Desde “Sur ma vie” de 1955 a “Je t´aime A.I.M.E” de 1994, el cuerpo de sus canciones está atravesado por el gran tema de los amores evocados, a menudo fechados en un momento idílico que ya no volverá: “comme un amant du temps jadis”. Como sucede con todo autor vasto, no sería justo circunscribir su obra a un solo tópico. Aznavour le escribió a los inmigrantes y a los comediantes, a Génova y a Venecia, a la madre y a los años de la juventud, a los bailes del ayer y a la bohemia de Montmartre, a Edith Piaf –su descubridora y algo más– y a los transexuales, a las canciones del viejo faubourg parisino y al jazz. Pero aún las más descriptivas de sus canciones eran suyas en el sentido de haberlas afincado en su voz, ahí donde el texto encontraba su vibración.
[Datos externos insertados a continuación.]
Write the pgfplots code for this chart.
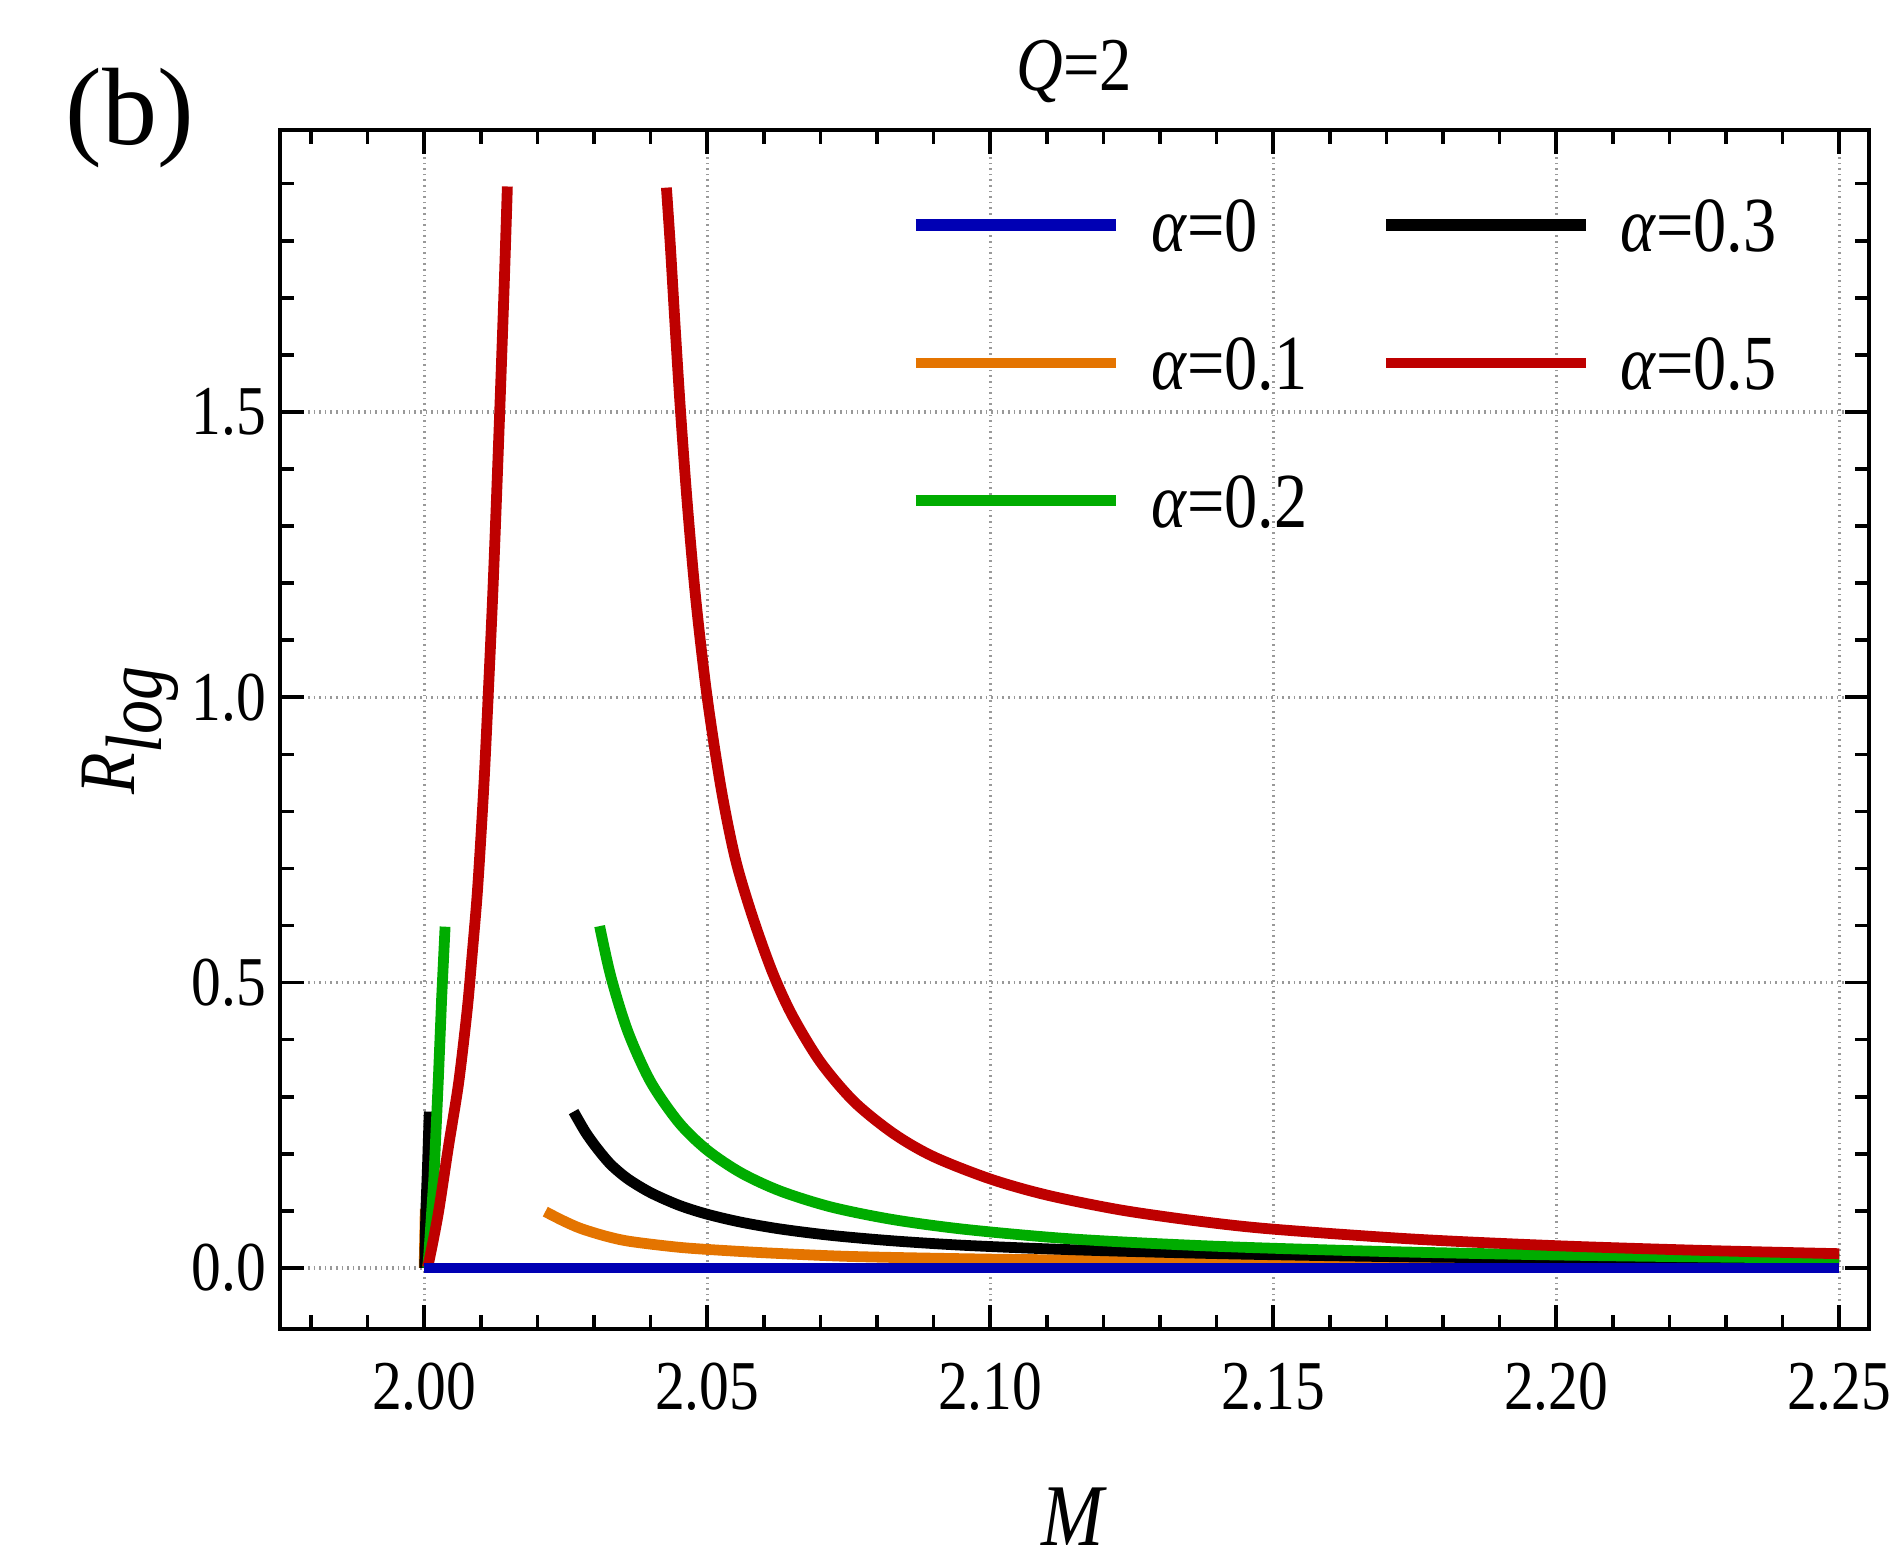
\documentclass[border=0pt]{standalone}
\usepackage{fontspec}
\setmainfont{Liberation Serif}[FakeStretch=0.85]
\newfontfamily\plainserif{Liberation Serif}
\usepackage{pgfplots}
\pgfplotsset{compat=1.18}
\definecolor{cblue}{RGB}{0,0,180}
\definecolor{corange}{RGB}{228,116,0}
\definecolor{cgreen}{RGB}{0,172,0}
\definecolor{cred}{RGB}{190,0,0}
\begin{document}
\begin{tikzpicture}
\path[use as bounding box] (-70pt,-58.25pt) rectangle (402.25pt,332.25pt);
\begin{axis}[
  scale only axis, width=397.25pt, height=299.75pt,
  at={(0pt,0pt)}, anchor=south west,
  clip mode=individual,
  xmin=1.97453, xmax=2.25526, ymin=-0.1069, ymax=1.994,
  xtick={2.00,2.05,2.10,2.15,2.20,2.25},
  minor xtick={1.98,1.99,2.01,2.02,2.03,2.04,2.06,2.07,2.08,2.09,2.11,2.12,2.13,2.14,2.16,2.17,2.18,2.19,2.21,2.22,2.23,2.24},
  ytick={0,0.5,1,1.5},
  minor ytick={0.1,0.2,0.3,0.4,0.6,0.7,0.8,0.9,1.1,1.2,1.3,1.4,1.6,1.7,1.8,1.9},
  tick align=inside, xtick pos=both, ytick pos=both,
  xticklabel pos=lower, yticklabel pos=left,
  major tick length=6pt, minor tick length=3.5pt,
  tick style={black, line width=0.9pt},
  axis line style={line width=0.9pt},
  grid=major, major grid style={densely dotted, gray!80, line width=0.8pt},
  /pgf/number format/assume math mode=true,
  x tick label style={/pgf/number format/.cd, fixed, fixed zerofill, precision=2, /tikz/.cd, font=\fontsize{17.5}{20}\selectfont, yshift=-5pt},
  y tick label style={/pgf/number format/.cd, fixed, fixed zerofill, precision=1, /tikz/.cd, font=\fontsize{17.5}{20}\selectfont},
  title={\textit{Q}=2},
  title style={font=\fontsize{19}{22}\selectfont, at={(0.5,1)}, anchor=base, yshift=3.75pt, inner sep=0pt},
  xlabel={\textit{M}},
  xlabel style={font=\fontsize{22}{26}\selectfont, at={(0.5,0)}, anchor=base, yshift=-54.25pt, inner sep=0pt},
  ylabel={\textit{R}$_{\textit{log}}$},
  ylabel style={font=\fontsize{20}{24}\selectfont, at={(axis description cs:-0.0914,0.5)}, anchor=base, rotate=0, inner sep=0pt},
  legend image code/.code={\draw[#1] (0pt,0pt) -- (50pt,0pt);},
  legend cell align=left,
  legend columns=2,
  legend style={at={(0.39585,0.94362)}, anchor=north west, draw=none, fill=none,
    inner sep=0pt, column sep=0pt, row sep=21.25pt,
    font=\fontsize{19.5}{22}\selectfont,
    nodes={inner sep=0pt, text height=13.25pt, text depth=0pt}},
  every axis plot/.append style={line join=round, line width=2.7pt},
]
% alpha = 0.1
\addplot[corange, forget plot] table {
2.0000 0.000
2.0001 0.050
2.0002 0.104
};
\addplot[corange, forget plot, smooth] table {
2.0214 0.0987
2.0245 0.0830
2.0276 0.0695
2.0320 0.0560
2.0364 0.0465
2.0453 0.0360
2.0541 0.0300
2.0625 0.0255
2.0760 0.0200
2.1000 0.0155
2.1250 0.0133
2.1500 0.0120
2.2000 0.0110
2.2500 0.0105
};
% alpha = 0.3
\addplot[black, forget plot] table {
2.0001 0.000
2.0003 0.100
2.0006 0.180
2.0009 0.274
};
\addplot[black, forget plot, smooth] table {
2.0264 0.274
2.0285 0.238
2.0306 0.209
2.0330 0.181
2.0360 0.156
2.0400 0.132
2.0450 0.110
2.0500 0.0942
2.0560 0.0802
2.0630 0.0682
2.0720 0.0570
2.0830 0.0474
2.0960 0.0394
2.1150 0.0318
2.1400 0.0252
2.1700 0.0200
2.2000 0.0170
2.2250 0.0156
2.2500 0.0146
};
% alpha = 0.2
\addplot[cgreen, forget plot] table {
2.0006 0.000
2.0008 0.020
2.0017 0.154
2.0025 0.329
2.0031 0.475
2.0037 0.598
};
\addplot[cgreen, forget plot, smooth] table {
2.0310 0.599
2.0330 0.510
2.0360 0.414
2.0400 0.3265
2.0450 0.2548
2.0500 0.2066
2.0560 0.1666
2.0630 0.1345
2.0720 0.1066
2.0830 0.0845
2.0960 0.0672
2.1150 0.0505
2.1400 0.0380
2.1700 0.0288
2.2000 0.0228
2.2250 0.0195
2.2500 0.0170
};
% alpha = 0.5
\addplot[cred, forget plot, smooth] table {
2.0005 0.000
2.0009 0.014
2.0025 0.096
2.0043 0.213
2.0061 0.325
2.0076 0.452
2.0084 0.540
2.0093 0.645
2.0099 0.735
2.0106 0.855
2.0113 1.000
2.0122 1.200
2.0132 1.460
2.0141 1.710
2.0147 1.895
};
\addplot[cred, forget plot, smooth] table {
2.0428 1.893
2.0435 1.790
2.0444 1.640
2.0453 1.500
2.0465 1.338
2.0480 1.171
2.0500 1.000
2.0525 0.838
2.0550 0.716
2.0580 0.616
2.0615 0.519
2.0650 0.443
2.0700 0.361
2.0760 0.291
2.0830 0.235
2.0900 0.195
2.1000 0.156
2.1100 0.1278
2.1230 0.1017
2.1370 0.0818
2.1500 0.0680
2.1750 0.0505
2.2000 0.0390
2.2250 0.0310
2.2500 0.0250
};
% alpha = 0
\addplot[cblue, forget plot] table {
2.00 0
2.25 0
};
\addlegendimage{cblue, line width=2.9pt}
\addlegendentry{\hspace*{7.5pt}\makebox[57.25pt][l]{\textit{α}=0}}
\addlegendimage{black, line width=3pt}
\addlegendentry{\hspace*{7pt}\textit{α}=0.3}
\addlegendimage{corange, line width=2.6pt}
\addlegendentry{\hspace*{7.5pt}\makebox[57.25pt][l]{\textit{α}=0.1}}
\addlegendimage{cred, line width=2.6pt}
\addlegendentry{\hspace*{7pt}\textit{α}=0.5}
\addlegendimage{cgreen, line width=2.8pt}
\addlegendentry{\hspace*{7.5pt}\makebox[57.25pt][l]{\textit{α}=0.2}}
\node[font=\plainserif\fontsize{27.5}{30}\selectfont, anchor=center, inner sep=0pt] at (axis description cs:-0.0945,1.0096) {(b)};
\end{axis}
\end{tikzpicture}
\end{document}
Por supuesto, no faltaron buenas versiones de sus temas –de “La boheme” por Edith Piaf a “She” por Elvis Costello -, pero aun en casos tan brillantes la remisión al original era inevitable.

Al escuchar “Te espero”, “Venecia sin ti”, “Sur ma vie”, “Non je n´ai rien oublié”, “Apaga la luz” o la fantástica “Les plaisirs demodés” podemos ver a su autor/intérprete ensimismado, sufriendo con cierto estoicismo la imposibilidad de regresar a un tiempo perdido e irreal: el del amor perfecto.